To recent visitors to the museum. To Richard Skola for sitting in for Lester a while Sunday p.m., Sept. 19 so he could go free-loading at the Viborg Repair and Towing open-house.

To the people that brought items and made contributions or gave memorials.

A Main Street Cafe Question

Of special attention to rural students starting high school at VHS the fall of 1938 with me.

Prior to the start of school in September, a lady operating a cafe, somewhere in that popular block on the west side of Main Street and north of the 4-way stop, advertised a special dinner for students, for a reasonable cost. My (LRL) parents thought the price was affordable, and I thought the menu acceptable. With a few others, I went down the first day of school, but for some reason now forgotten, the lady told us that she could not provide the advertised special. I think I settled for a hamburger. Thereafter, I brought by dinner from home, in the "round roofed barn" type of dinner pail I'd used for 8 years of country school.

Can anyone answer the following questions? 1) Who was the lady that operated the cafe, and where in the block was it located? 2) What was the cause that cancelled the special? (It seemed like a good deal for her and for us students): unavailability of, or some change in the cost of, supplies? Some complaint? Some regulations prohibiting the special, its price, or ingredients?

In the Museum

The WNAX Neighbor Lady and Danish Dancers display.

Many Viborg-Daneville area housewives will remember the "WNAX Neighbor Lady" programs on "WNAX 570 on your radio dial" weekday afternoons.

Mrs. Speece, "Your Neighbor Lady", retired, and her husband Harry spent two or three hours in the DHA museum on Saturday, July 17th during Danish Days 2004 in Viborg. Many also remember Your Neighbor Lady putting on demonstrations during the reign of the Pork Show in Viborg. Reportedly, they had planned to go to Huron on Friday, but delayed a day to appear at the Museum.

Even this DHA News writer remembers, as a boy, hearing her when his mother listened (on a battery radio through the 40s), and on occasion was directed to copy the day's recipe when his mother was otherwise occupied.
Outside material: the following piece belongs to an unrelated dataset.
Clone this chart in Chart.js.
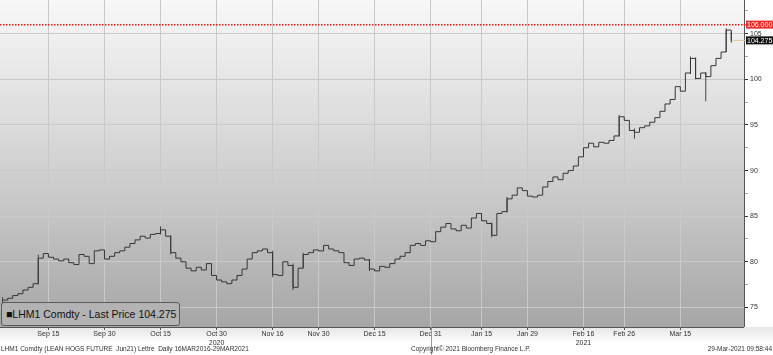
<!DOCTYPE html>
<html>
<head>
<meta charset="utf-8">
<script src="https://cdn.jsdelivr.net/npm/chart.js@4/dist/chart.umd.min.js"></script>
<style>
  body { margin: 0; background: #fff; }
  #wrap { position: relative; width: 773px; height: 355px; overflow: hidden; }
  #legend { position: absolute; left: 1px; top: 302px; width: 179px; height: 24px;
    border: 1px solid #5a5a5a; border-radius: 3px; background: #b3b3b3; box-sizing: border-box;
    font: 10.5px "Liberation Sans", Arial, sans-serif; color: #111; line-height: 22px; padding-left: 4px; }
  .foot { position: absolute; top: 345px; font: 6.5px "Liberation Sans", Arial, sans-serif; color: #333; white-space: pre; }
</style>
</head>
<body>
<div id="wrap">
  <canvas id="myChart" width="773" height="355"></canvas>
  <div id="legend">&#9632;LHM1 Comdty - Last Price 104.275</div>
  <div class="foot" style="left:1px">LHM1 Comdty (LEAN HOGS FUTURE  Jun21) Lettre  Daily 16MAR2016-29MAR2021</div>
  <div class="foot" style="left:411px">Copyright© 2021 Bloomberg Finance L.P.</div>
  <div class="foot" style="right:1px">29-Mar-2021 09:58:44</div>
</div>
<script>
// trading days Sep 1 2020 .. Mar 29 2021 (CME closed on these)
const holidays = ['2020-09-07', '2020-11-26', '2020-12-25', '2021-01-01', '2021-01-18', '2021-02-15'];

// daily settle
const closes = [
  75.8, 76.0, 76.3, 76.5, 76.9, 77.2, 77.6,
  80.4, 80.9, 80.5, 80.3, 80.1, 80.3, 79.9,
  79.7, 80.8, 80.6, 79.8, 81.2, 81.3, 80.3,
  80.6, 81.0, 81.2, 81.6, 82.0, 82.4, 82.8,
  82.6, 83.0, 83.1, 83.5, 82.8, 81.0, 80.4,
  80.0, 79.3, 79.0, 79.4, 79.1, 79.8, 78.5,
  78.0, 77.8, 77.6, 78.0, 78.5, 79.2, 80.3,
  81.0, 81.2, 81.4, 81.0, 78.6, 78.5, 80.0,
  79.6, 77.2, 79.3, 80.8, 81.0, 81.3, 81.2,
  81.8, 81.4, 81.2, 81.0, 79.9, 79.6, 80.3,
  80.4, 80.2, 79.2, 79.0, 79.5, 79.4, 79.8,
  80.3, 80.6, 81.0, 81.8, 82.0, 81.8, 82.3,
  82.2, 83.3, 83.8, 84.2, 83.6, 83.4, 84.0,
  83.7, 84.8, 85.3, 84.5, 84.2, 82.9, 85.3,
  85.5, 86.9, 87.3, 88.1, 87.8, 87.2, 87.1,
  87.3, 88.2, 88.8, 89.3, 89.0, 89.7, 90.0,
  90.5, 91.5, 92.5, 93.0, 92.6, 93.1, 93.0,
  93.3, 93.8, 95.9, 95.5, 94.4, 94.2, 94.7,
  94.9, 95.3, 95.8, 96.5, 97.3, 97.8, 99.2,
  98.7, 100.7, 102.3, 100.1, 100.7, 100.3, 101.5,
  102.3, 103.0, 105.4, 104.275
];

// bars whose high/low reach outside the step: [day index, low, high]
const wicks = [
  [0, 75.4, 76.1], [7, 77.5, 80.8], [31, 83.0, 83.9], [33, 80.8, 82.9],
  [53, 78.3, 81.2], [57, 76.9, 79.8], [59, 79.3, 81.0], [72, 79.0, 80.3],
  [96, 82.7, 84.3], [99, 85.4, 87.1], [121, 93.7, 96.1], [124, 93.5, 94.6],
  [135, 100.6, 102.5], [136, 100.0, 102.4], [138, 97.6, 100.8],
  [142, 103.0, 105.6], [143, 104.0, 105.2]
];

const tickDates = ['2020-09-15', '2020-09-30', '2020-10-15', '2020-10-30', '2020-11-16', '2020-11-30',
  '2020-12-15', '2020-12-31', '2021-01-15', '2021-01-29', '2021-02-16', '2021-02-26', '2021-03-15'];
const tickLabels = ['Sep 15', 'Sep 30', 'Oct 15', ['Oct 30', '2020'], 'Nov 16', 'Nov 30',
  'Dec 15', 'Dec 31', 'Jan 15', 'Jan 29', ['Feb 16', '2021'], 'Feb 26', 'Mar 15'];

const alertLevel = 106.0;
const lastPrice = 104.275;

const days = [];
let d = new Date(Date.UTC(2020, 8, 1));
while (days.length < closes.length) {
  const key = d.toISOString().slice(0, 10);
  const wd = d.getUTCDay();
  if (wd !== 0 && wd !== 6 && !holidays.includes(key)) days.push(key);
  d.setUTCDate(d.getUTCDate() + 1);
}
days.push('', ''); // room on the right

const wickData = days.map(() => null);
wicks.forEach(w => { wickData[w[0]] = [w[1], w[2]]; });

const bgPlugin = {
  id: 'bg',
  beforeDraw(chart) {
    const { ctx, chartArea: a } = chart;
    ctx.save();
    let g = ctx.createLinearGradient(0, a.top, 0, a.bottom);
    g.addColorStop(0, '#f8f8f8');
    g.addColorStop(0.5, '#d2d2d2');
    g.addColorStop(1, '#a6a6a6');
    ctx.fillStyle = g;
    ctx.fillRect(a.left, a.top, a.right - a.left, a.bottom - a.top);
    g = ctx.createLinearGradient(0, a.bottom, 0, a.bottom + 16);
    g.addColorStop(0, '#e6e6e6');
    g.addColorStop(1, '#ffffff');
    ctx.fillStyle = g;
    ctx.fillRect(0, a.bottom, chart.width, 16);
    ctx.restore();
  },
  afterDraw(chart) {
    const { ctx, chartArea: a } = chart;
    const y = chart.scales.y;
    const x = chart.scales.x;
    ctx.save();
    // axis frame
    ctx.strokeStyle = '#555';
    ctx.lineWidth = 1;
    ctx.beginPath();
    ctx.moveTo(a.right + 0.5, a.top);
    ctx.lineTo(a.right + 0.5, a.bottom);
    ctx.moveTo(a.left, a.bottom + 0.5);
    ctx.lineTo(a.right, a.bottom + 0.5);
    ctx.stroke();
    // year divider
    const xd = Math.round(x.getPixelForValue(days.indexOf('2020-12-31'))) + 0.5;
    ctx.strokeStyle = '#999';
    ctx.beginPath();
    ctx.moveTo(xd, a.bottom);
    ctx.lineTo(xd, chart.height);
    ctx.stroke();
    // alert line
    const ya = y.getPixelForValue(alertLevel);
    ctx.strokeStyle = '#e41c1c';
    ctx.lineWidth = 1.5;
    ctx.setLineDash([1.5, 1.5]);
    ctx.beginPath();
    ctx.moveTo(a.left, ya);
    ctx.lineTo(a.right + 2, ya);
    ctx.stroke();
    ctx.setLineDash([]);
    // last price stub
    const yl = y.getPixelForValue(lastPrice);
    ctx.strokeStyle = '#e2c49c';
    ctx.lineWidth = 1;
    ctx.beginPath();
    ctx.moveTo(x.getPixelForValue(closes.length - 1) + 1, yl);
    ctx.lineTo(a.right + 2, yl);
    ctx.stroke();
    // right hand price tags
    ctx.font = '7px "Liberation Sans", Arial, sans-serif';
    ctx.textBaseline = 'middle';
    ctx.textAlign = 'left';
    ctx.fillStyle = '#ee2a2a';
    ctx.fillRect(a.right + 2, ya - 4, chart.width - a.right - 2, 8);
    ctx.fillStyle = '#fff';
    ctx.fillText(alertLevel.toFixed(3), a.right + 3, ya + 0.5);
    ctx.fillStyle = '#111';
    ctx.fillRect(a.right + 2, yl - 4, chart.width - a.right - 2, 8);
    ctx.fillStyle = '#fff';
    ctx.fillText(lastPrice.toFixed(3), a.right + 3, yl + 0.5);
    ctx.restore();
  }
};

const ctx = document.getElementById('myChart').getContext('2d');
let myChart = new Chart(ctx, {
  type: 'line',
  data: {
    labels: days,
    datasets: [
      {
        label: 'LHM1 Comdty',
        data: closes,
        stepped: true,
        borderColor: '#363636',
        borderWidth: 1,
        pointRadius: 0,
        fill: false
      },
      {
        type: 'bar',
        label: 'range',
        data: wickData,
        backgroundColor: '#444',
        barThickness: 1,
        inflateAmount: 0,
        borderWidth: 0
      }
    ]
  },
  plugins: [bgPlugin],
  options: {
    responsive: false,
    animation: false,
    events: [],
    layout: { padding: 0 },
    plugins: { legend: { display: false }, tooltip: { enabled: false } },
    scales: {
      x: {
        offset: true,
        grid: { color: '#c9c9c9', offset: false, drawTicks: true, tickLength: 3, tickColor: '#555' },
        border: { display: false },
        afterFit: s => { s.height = 28; s.paddingLeft = 0; s.paddingRight = 0; },
        ticks: {
          autoSkip: false,
          maxRotation: 0,
          padding: 0,
          color: '#333',
          font: { family: 'Liberation Sans', size: 7 },
          callback: function (v) {
            const k = tickDates.indexOf(days[v]);
            return k < 0 ? null : tickLabels[k];
          }
        }
      },
      y: {
        position: 'right',
        min: 72.85,
        max: 108.7,
        afterFit: s => { s.width = 29; s.paddingTop = 0; s.paddingBottom = 0; },
        border: { display: false },
        grid: {
          color: c => (c.tick && c.tick.value % 5 === 0 ? '#c9c9c9' : 'rgba(0,0,0,0)'),
          tickColor: c => (c.tick && c.tick.value % 5 === 0 ? '#333' : '#aaa'),
          tickLength: 4
        },
        ticks: {
          stepSize: 2.5,
          padding: 2,
          color: '#333',
          font: { family: 'Liberation Sans', size: 7 },
          callback: function (v) {
            if (v % 5 === 0) return v;
            if (v % 2.5 === 0) return '';
            return null;
          }
        }
      }
    }
  }
});
</script>
</body>
</html>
The following "history" depends upon the accuracy of his memory 50-60 years later.

Miss Wynn Hubler (?) came from the Des Moines, Iowa area to work in the office at WNAX. When the lady that was broadcasting recipes resigned, possibly due to maternity, the manager informed Miss Hubler that she would now do the recipes, etc. During her first broadcast, in introducing herself, she said, approximately, "I'll be like your neighbor lady," and Your Neighbor Lady became one of the best known titles in the WNAX 5-state listening area.

Some time during WWII, Miss Hubler married Harry Speece, at that time in the U.S. Navy. The Speeces raised a foster daughter and on or more children of their own.

The Neighbor Lady display: large photo, Neighbor Lady -- WNAX sign, and WNAX floor stand studio microphone, and the Speeces' presence during Danish Days 2004, was arranged by friends of DHA, Mylo and Dorothy Preheim of Parker. Preheims also provided the "Danish-Dancer: mechanical mannequins" to the right in the photo. The Preheims are long time historic preservationists. Originally from the Freeman area, Mylo barbered in Viborg in the late 1930s or early 40s when he met and married Dorothy Jensen, daughter of Irwin Jensen. In the 40s they lived in Irene, where Mylo also manufactured wagon boxes for farmers, and got into electronics. He is supposed to have had the second TV set in S.D., for which he had to erect a very tall tower to bring in the then weak signal in the Irene valley. They have lived in Parker for many years, where Mylo had a music store, and they began preserving historic artifacts.

The museum also has a framed collection of phots of the Danish Dancer couples, and two thick volumes of photos from the Dancers' activity over a wide area beyond Viborg-Daneville.